▶ PROVIDED DATA
==========

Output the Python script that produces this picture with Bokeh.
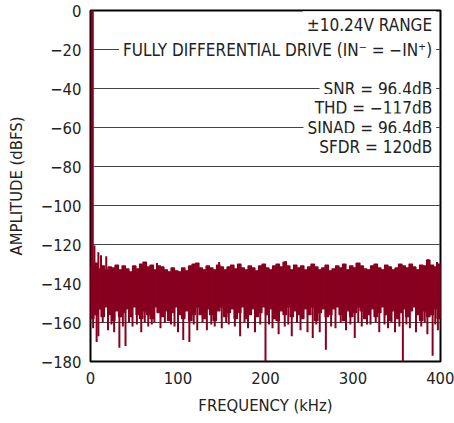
import numpy as np
from bokeh.plotting import figure
from bokeh.models import Label, Range1d, FixedTicker
from bokeh.embed import file_html
from bokeh.resources import INLINE

FONT = "DejaVu Sans Condensed"
RED = "#88001F"

# ---- data ----
x_ticks = [0, 100, 200, 300, 400]
y_ticks = [0, -20, -40, -60, -80, -100, -120, -140, -160, -180]

tone_freq = [1.8]
tone_db = [0.0]

# noise band per 4 kHz bin: upper and lower solid edge (dBFS)
band_top = [
    -131, -129.5, -132.5, -131, -133, -131.5, -132, -130.5, -133, -131,
    -132.5, -134, -131, -132.5, -130, -129, -131.5, -130.5, -133, -131,
    -131.5, -133, -134, -132, -133.5, -134, -132, -133.5, -131, -130,
    -129.5, -132, -133, -131, -132, -133, -130.5, -131.5, -133, -131.5,
    -130.5, -132.5, -130, -132, -133, -131, -132, -133.5, -131, -130,
    -132, -133, -131, -130, -131.5, -129, -131, -133, -130.5, -132,
    -131, -133, -131.5, -130, -131.5, -133, -132, -130.5, -133.5, -132.5,
    -131, -132, -130, -133, -131, -132, -129.5, -131, -132.5, -133,
    -131, -130, -132, -133, -130.5, -131.5, -133, -132, -130, -131,
    -132, -130, -131.5, -133, -130.5, -131, -128, -130.5, -131.5, -130]
band_bottom = [
    -158, -156, -153, -157, -152, -156, -159, -154, -157, -155,
    -153, -157, -152, -156, -158, -154, -156, -158, -152, -155,
    -157, -154, -159, -155, -152, -156, -158, -154, -159, -156,
    -152, -156, -158, -153, -156, -159, -154, -152, -157, -155,
    -153, -158, -155, -152, -158, -156, -153, -157, -155, -152,
    -156, -153, -158, -159, -154, -156, -152, -157, -154, -156,
    -158, -153, -156, -152, -159, -155, -153, -157, -156, -153,
    -152, -156, -159, -154, -157, -155, -152, -154, -158, -156,
    -153, -157, -155, -152, -156, -159, -154, -158, -155, -153,
    -157, -154, -152, -156, -159, -154, -157, -156, -153, -158]

# isolated upward spurs near the tone skirt and in the floor
spur_up_freq = [4.5, 9, 12, 18, 76, 147, 223, 304, 386, 396]
spur_up_db = [-120.5, -124, -125.5, -126, -129.5, -129, -128.5, -129.5, -127.5, -129]

# deep downward noise spikes
spike_freq = [3, 7, 9, 14, 20, 24, 27, 33, 37, 40, 44, 48, 53, 58, 62, 66, 70, 73,
              80, 85, 92, 96, 100, 106, 113, 118, 122, 128, 133, 138, 142, 150,
              155, 158, 165, 171, 176, 180, 188, 194, 200, 204, 208, 215, 222,
              226, 230, 236, 240, 248, 254, 258, 262, 269, 275, 280, 286, 292,
              297, 302, 306, 310, 316, 320, 326, 330, 336, 340, 344, 348, 353,
              357, 361, 365, 372, 378, 382, 385, 391, 394, 397]
spike_db = [-163, -170, -167, -160, -164, -161, -165, -173, -162, -172, -160,
            -162, -161, -165, -160, -162, -161, -160, -163, -160, -161, -162,
            -165, -169, -170, -161, -164, -160, -164, -161, -162, -163, -160,
            -161, -162, -167, -160, -163, -165, -161, -180, -161, -163, -166,
            -162, -161, -167, -160, -164, -165, -168, -161, -165, -174, -162,
            -163, -160, -164, -161, -168, -160, -162, -161, -161, -160, -165,
            -161, -163, -160, -165, -162, -180, -161, -163, -165, -162, -160,
            -166, -177, -161, -164]

bin_width = 4
bin_center = np.arange(len(band_top)) * bin_width + bin_width / 2

p = figure(width=454, height=423, x_range=Range1d(0, 400), y_range=Range1d(-180, 0),
           output_backend="svg", toolbar_location=None,
           min_border_left=90, min_border_right=14, min_border_top=10, min_border_bottom=62)

p.background_fill_color = "white"
p.border_fill_color = "white"
p.outline_line_color = "black"
p.outline_line_width = 2

p.xgrid.visible = False
p.ygrid.grid_line_color = "#444444"
p.ygrid.grid_line_width = 1
p.ygrid.ticker = FixedTicker(ticks=y_ticks)

p.xaxis.ticker = FixedTicker(ticks=x_ticks)
p.yaxis.ticker = FixedTicker(ticks=y_ticks)
p.yaxis.major_label_overrides = {t: (str(t).replace("-", "\u2212")) for t in y_ticks}

for ax in (p.xaxis[0], p.yaxis[0]):
    ax.axis_line_color = None
    ax.major_tick_in = 0
    ax.major_tick_out = 0
    ax.minor_tick_line_color = None
    ax.major_label_text_font = FONT
    ax.major_label_text_font_size = "16.5px"
    ax.major_label_text_color = "#222222"
    ax.axis_label_text_font = FONT
    ax.axis_label_text_font_size = "16.5px"
    ax.axis_label_text_font_style = "normal"
    ax.axis_label_text_color = "#222222"

p.xaxis.axis_label = "FREQUENCY (kHz)"
p.yaxis.axis_label = "AMPLITUDE (dBFS)"
p.xaxis.major_label_standoff = 10
p.yaxis.major_label_standoff = 9
p.xaxis.axis_label_standoff = 9
p.yaxis.axis_label_standoff = 12

# noise band
p.vbar(x=bin_center, width=bin_width, top=band_top, bottom=band_bottom,
       fill_color=RED, line_color=RED, line_width=1.2)
# downward spikes
p.segment(x0=spike_freq, y0=[-150] * len(spike_freq), x1=spike_freq, y1=spike_db,
          line_color=RED, line_width=2)
# upward spurs
p.segment(x0=spur_up_freq, y0=[-133] * len(spur_up_freq), x1=spur_up_freq, y1=spur_up_db,
          line_color=RED, line_width=2)
# fundamental tone
p.vbar(x=tone_freq, width=2.6, top=tone_db, bottom=-150, fill_color=RED, line_color=RED)

texts = [("\u00b110.24V RANGE", -7.5),
         ("FULLY DIFFERENTIAL DRIVE (IN\u207b = \u2212IN\u207a)", -20.0),
         ("SNR = 96.4dB", -40.0),
         ("THD = \u2212117dB", -50.0),
         ("SINAD = 96.4dB", -60.0),
         ("SFDR = 120dB", -70.0)]
for t, yv in texts:
    p.add_layout(Label(x=395, y=yv, text=t, text_align="right", text_baseline="middle",
                       text_font=FONT, text_font_size="17px", text_color="#222222",
                       background_fill_color="white", padding=4))

p.add_layout(Label(x=404, y=-206, text="232318 G11", text_align="right",
                   text_baseline="top", text_font=FONT, text_font_size="9px",
                   text_color="#333333"))

open("out.html", "w").write(file_html(p, INLINE))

==========

▶ SET PROBLEM
Reproduce all of the material above word for word. Omit the pictures.

▶ ANSWER TO THIS PROBLEM
Output the Python script that produces this picture with Bokeh.
import numpy as np
from bokeh.plotting import figure
from bokeh.models import Label, Range1d, FixedTicker
from bokeh.embed import file_html
from bokeh.resources import INLINE

FONT = "DejaVu Sans Condensed"
RED = "#88001F"

# ---- data ----
x_ticks = [0, 100, 200, 300, 400]
y_ticks = [0, -20, -40, -60, -80, -100, -120, -140, -160, -180]

tone_freq = [1.8]
tone_db = [0.0]

# noise band per 4 kHz bin: upper and lower solid edge (dBFS)
band_top = [
    -131, -129.5, -132.5, -131, -133, -131.5, -132, -130.5, -133, -131,
    -132.5, -134, -131, -132.5, -130, -129, -131.5, -130.5, -133, -131,
    -131.5, -133, -134, -132, -133.5, -134, -132, -133.5, -131, -130,
    -129.5, -132, -133, -131, -132, -133, -130.5, -131.5, -133, -131.5,
    -130.5, -132.5, -130, -132, -133, -131, -132, -133.5, -131, -130,
    -132, -133, -131, -130, -131.5, -129, -131, -133, -130.5, -132,
    -131, -133, -131.5, -130, -131.5, -133, -132, -130.5, -133.5, -132.5,
    -131, -132, -130, -133, -131, -132, -129.5, -131, -132.5, -133,
    -131, -130, -132, -133, -130.5, -131.5, -133, -132, -130, -131,
    -132, -130, -131.5, -133, -130.5, -131, -128, -130.5, -131.5, -130]
band_bottom = [
    -158, -156, -153, -157, -152, -156, -159, -154, -157, -155,
    -153, -157, -152, -156, -158, -154, -156, -158, -152, -155,
    -157, -154, -159, -155, -152, -156, -158, -154, -159, -156,
    -152, -156, -158, -153, -156, -159, -154, -152, -157, -155,
    -153, -158, -155, -152, -158, -156, -153, -157, -155, -152,
    -156, -153, -158, -159, -154, -156, -152, -157, -154, -156,
    -158, -153, -156, -152, -159, -155, -153, -157, -156, -153,
    -152, -156, -159, -154, -157, -155, -152, -154, -158, -156,
    -153, -157, -155, -152, -156, -159, -154, -158, -155, -153,
    -157, -154, -152, -156, -159, -154, -157, -156, -153, -158]

# isolated upward spurs near the tone skirt and in the floor
spur_up_freq = [4.5, 9, 12, 18, 76, 147, 223, 304, 386, 396]
spur_up_db = [-120.5, -124, -125.5, -126, -129.5, -129, -128.5, -129.5, -127.5, -129]

# deep downward noise spikes
spike_freq = [3, 7, 9, 14, 20, 24, 27, 33, 37, 40, 44, 48, 53, 58, 62, 66, 70, 73,
              80, 85, 92, 96, 100, 106, 113, 118, 122, 128, 133, 138, 142, 150,
              155, 158, 165, 171, 176, 180, 188, 194, 200, 204, 208, 215, 222,
              226, 230, 236, 240, 248, 254, 258, 262, 269, 275, 280, 286, 292,
              297, 302, 306, 310, 316, 320, 326, 330, 336, 340, 344, 348, 353,
              357, 361, 365, 372, 378, 382, 385, 391, 394, 397]
spike_db = [-163, -170, -167, -160, -164, -161, -165, -173, -162, -172, -160,
            -162, -161, -165, -160, -162, -161, -160, -163, -160, -161, -162,
            -165, -169, -170, -161, -164, -160, -164, -161, -162, -163, -160,
            -161, -162, -167, -160, -163, -165, -161, -180, -161, -163, -166,
            -162, -161, -167, -160, -164, -165, -168, -161, -165, -174, -162,
            -163, -160, -164, -161, -168, -160, -162, -161, -161, -160, -165,
            -161, -163, -160, -165, -162, -180, -161, -163, -165, -162, -160,
            -166, -177, -161, -164]

bin_width = 4
bin_center = np.arange(len(band_top)) * bin_width + bin_width / 2

p = figure(width=454, height=423, x_range=Range1d(0, 400), y_range=Range1d(-180, 0),
           output_backend="svg", toolbar_location=None,
           min_border_left=90, min_border_right=14, min_border_top=10, min_border_bottom=62)

p.background_fill_color = "white"
p.border_fill_color = "white"
p.outline_line_color = "black"
p.outline_line_width = 2

p.xgrid.visible = False
p.ygrid.grid_line_color = "#444444"
p.ygrid.grid_line_width = 1
p.ygrid.ticker = FixedTicker(ticks=y_ticks)

p.xaxis.ticker = FixedTicker(ticks=x_ticks)
p.yaxis.ticker = FixedTicker(ticks=y_ticks)
p.yaxis.major_label_overrides = {t: (str(t).replace("-", "\u2212")) for t in y_ticks}

for ax in (p.xaxis[0], p.yaxis[0]):
    ax.axis_line_color = None
    ax.major_tick_in = 0
    ax.major_tick_out = 0
    ax.minor_tick_line_color = None
    ax.major_label_text_font = FONT
    ax.major_label_text_font_size = "16.5px"
    ax.major_label_text_color = "#222222"
    ax.axis_label_text_font = FONT
    ax.axis_label_text_font_size = "16.5px"
    ax.axis_label_text_font_style = "normal"
    ax.axis_label_text_color = "#222222"

p.xaxis.axis_label = "FREQUENCY (kHz)"
p.yaxis.axis_label = "AMPLITUDE (dBFS)"
p.xaxis.major_label_standoff = 10
p.yaxis.major_label_standoff = 9
p.xaxis.axis_label_standoff = 9
p.yaxis.axis_label_standoff = 12

# noise band
p.vbar(x=bin_center, width=bin_width, top=band_top, bottom=band_bottom,
       fill_color=RED, line_color=RED, line_width=1.2)
# downward spikes
p.segment(x0=spike_freq, y0=[-150] * len(spike_freq), x1=spike_freq, y1=spike_db,
          line_color=RED, line_width=2)
# upward spurs
p.segment(x0=spur_up_freq, y0=[-133] * len(spur_up_freq), x1=spur_up_freq, y1=spur_up_db,
          line_color=RED, line_width=2)
# fundamental tone
p.vbar(x=tone_freq, width=2.6, top=tone_db, bottom=-150, fill_color=RED, line_color=RED)

texts = [("\u00b110.24V RANGE", -7.5),
         ("FULLY DIFFERENTIAL DRIVE (IN\u207b = \u2212IN\u207a)", -20.0),
         ("SNR = 96.4dB", -40.0),
         ("THD = \u2212117dB", -50.0),
         ("SINAD = 96.4dB", -60.0),
         ("SFDR = 120dB", -70.0)]
for t, yv in texts:
    p.add_layout(Label(x=395, y=yv, text=t, text_align="right", text_baseline="middle",
                       text_font=FONT, text_font_size="17px", text_color="#222222",
                       background_fill_color="white", padding=4))

p.add_layout(Label(x=404, y=-206, text="232318 G11", text_align="right",
                   text_baseline="top", text_font=FONT, text_font_size="9px",
                   text_color="#333333"))

open("out.html", "w").write(file_html(p, INLINE))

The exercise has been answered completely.